**Data excerpts**
-- BEGIN --

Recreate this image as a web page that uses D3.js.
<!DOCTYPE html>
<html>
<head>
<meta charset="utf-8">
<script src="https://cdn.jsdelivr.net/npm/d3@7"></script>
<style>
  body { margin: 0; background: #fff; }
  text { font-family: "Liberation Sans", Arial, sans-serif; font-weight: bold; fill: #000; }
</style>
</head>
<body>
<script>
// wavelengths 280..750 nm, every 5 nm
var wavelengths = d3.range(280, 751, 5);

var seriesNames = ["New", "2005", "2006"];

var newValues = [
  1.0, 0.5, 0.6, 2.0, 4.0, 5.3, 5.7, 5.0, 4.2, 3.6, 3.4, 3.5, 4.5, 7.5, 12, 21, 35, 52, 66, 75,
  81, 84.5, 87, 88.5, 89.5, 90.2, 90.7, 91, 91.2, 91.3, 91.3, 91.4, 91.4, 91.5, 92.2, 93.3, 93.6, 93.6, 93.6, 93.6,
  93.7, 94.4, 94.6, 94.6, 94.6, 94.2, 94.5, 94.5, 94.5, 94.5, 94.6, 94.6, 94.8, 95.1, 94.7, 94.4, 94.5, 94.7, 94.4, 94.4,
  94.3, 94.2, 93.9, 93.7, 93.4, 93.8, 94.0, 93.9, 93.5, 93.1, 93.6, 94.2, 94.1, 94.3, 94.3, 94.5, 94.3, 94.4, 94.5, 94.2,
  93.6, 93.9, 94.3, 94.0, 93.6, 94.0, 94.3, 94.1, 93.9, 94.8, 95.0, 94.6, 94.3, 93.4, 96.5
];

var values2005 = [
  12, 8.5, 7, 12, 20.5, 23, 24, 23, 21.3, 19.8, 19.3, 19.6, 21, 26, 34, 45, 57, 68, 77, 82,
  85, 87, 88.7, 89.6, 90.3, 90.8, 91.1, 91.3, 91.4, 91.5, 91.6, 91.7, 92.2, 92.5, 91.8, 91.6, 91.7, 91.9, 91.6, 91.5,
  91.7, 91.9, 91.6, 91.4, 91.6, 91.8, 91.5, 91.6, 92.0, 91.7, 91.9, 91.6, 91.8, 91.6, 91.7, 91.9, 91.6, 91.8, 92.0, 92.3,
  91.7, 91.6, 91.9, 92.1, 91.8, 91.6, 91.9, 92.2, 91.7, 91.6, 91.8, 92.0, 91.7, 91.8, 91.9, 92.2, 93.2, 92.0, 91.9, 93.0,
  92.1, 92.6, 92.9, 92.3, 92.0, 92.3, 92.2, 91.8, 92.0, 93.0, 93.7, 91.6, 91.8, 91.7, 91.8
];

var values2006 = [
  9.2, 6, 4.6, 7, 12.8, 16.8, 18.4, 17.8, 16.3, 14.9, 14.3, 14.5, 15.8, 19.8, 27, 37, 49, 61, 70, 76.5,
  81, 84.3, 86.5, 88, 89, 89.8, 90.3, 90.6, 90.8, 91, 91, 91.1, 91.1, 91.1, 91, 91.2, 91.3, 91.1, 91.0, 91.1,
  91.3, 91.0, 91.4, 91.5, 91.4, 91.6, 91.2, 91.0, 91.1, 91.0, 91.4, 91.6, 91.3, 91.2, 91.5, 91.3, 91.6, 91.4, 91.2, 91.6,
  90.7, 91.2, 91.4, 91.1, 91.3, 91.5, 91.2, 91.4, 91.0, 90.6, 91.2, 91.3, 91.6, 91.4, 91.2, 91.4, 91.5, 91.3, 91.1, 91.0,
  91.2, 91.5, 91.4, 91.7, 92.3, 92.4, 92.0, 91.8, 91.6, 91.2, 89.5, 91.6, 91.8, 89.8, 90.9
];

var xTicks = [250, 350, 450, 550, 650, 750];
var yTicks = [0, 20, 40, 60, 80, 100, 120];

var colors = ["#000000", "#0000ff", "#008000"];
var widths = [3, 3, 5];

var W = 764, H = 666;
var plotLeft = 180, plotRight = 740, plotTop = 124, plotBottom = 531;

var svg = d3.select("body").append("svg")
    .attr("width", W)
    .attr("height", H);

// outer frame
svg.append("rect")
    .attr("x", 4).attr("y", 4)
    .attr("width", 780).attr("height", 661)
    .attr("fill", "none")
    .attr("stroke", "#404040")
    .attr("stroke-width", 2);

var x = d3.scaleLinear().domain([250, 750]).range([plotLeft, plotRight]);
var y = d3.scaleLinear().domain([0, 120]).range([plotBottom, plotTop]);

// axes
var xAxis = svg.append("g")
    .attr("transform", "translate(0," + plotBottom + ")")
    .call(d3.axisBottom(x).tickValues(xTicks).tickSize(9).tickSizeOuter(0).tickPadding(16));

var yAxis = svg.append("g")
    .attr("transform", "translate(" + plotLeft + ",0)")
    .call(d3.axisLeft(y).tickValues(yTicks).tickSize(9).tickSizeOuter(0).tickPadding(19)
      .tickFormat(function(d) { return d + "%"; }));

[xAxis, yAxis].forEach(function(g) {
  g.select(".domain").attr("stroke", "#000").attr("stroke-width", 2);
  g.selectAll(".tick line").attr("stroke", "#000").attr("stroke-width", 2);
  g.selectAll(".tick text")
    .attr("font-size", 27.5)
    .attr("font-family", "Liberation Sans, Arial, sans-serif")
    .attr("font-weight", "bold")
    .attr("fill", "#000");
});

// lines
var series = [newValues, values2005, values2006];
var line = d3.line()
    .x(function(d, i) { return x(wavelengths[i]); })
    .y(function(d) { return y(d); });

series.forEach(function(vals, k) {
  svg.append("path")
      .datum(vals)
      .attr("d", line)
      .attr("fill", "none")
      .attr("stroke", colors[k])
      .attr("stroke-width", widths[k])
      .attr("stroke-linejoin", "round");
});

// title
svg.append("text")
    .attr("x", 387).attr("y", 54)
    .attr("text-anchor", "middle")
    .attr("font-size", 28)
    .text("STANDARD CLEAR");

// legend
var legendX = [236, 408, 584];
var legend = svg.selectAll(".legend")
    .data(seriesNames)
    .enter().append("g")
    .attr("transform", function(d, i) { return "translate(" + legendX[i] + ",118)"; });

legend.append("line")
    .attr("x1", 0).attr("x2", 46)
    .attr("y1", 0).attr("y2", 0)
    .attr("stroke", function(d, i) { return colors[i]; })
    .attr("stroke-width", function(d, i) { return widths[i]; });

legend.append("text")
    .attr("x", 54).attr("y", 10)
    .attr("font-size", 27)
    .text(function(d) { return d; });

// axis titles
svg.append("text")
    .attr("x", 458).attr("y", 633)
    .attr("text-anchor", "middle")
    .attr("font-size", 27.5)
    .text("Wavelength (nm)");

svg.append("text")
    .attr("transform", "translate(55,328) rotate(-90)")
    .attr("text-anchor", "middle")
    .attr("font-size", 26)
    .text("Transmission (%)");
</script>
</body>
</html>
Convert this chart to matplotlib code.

-- END --

**Written instruction**
Show every line in the entries where the string "this" occurs.

**Task response**
Recreate this image as a web page that uses D3.js.
Convert this chart to matplotlib code.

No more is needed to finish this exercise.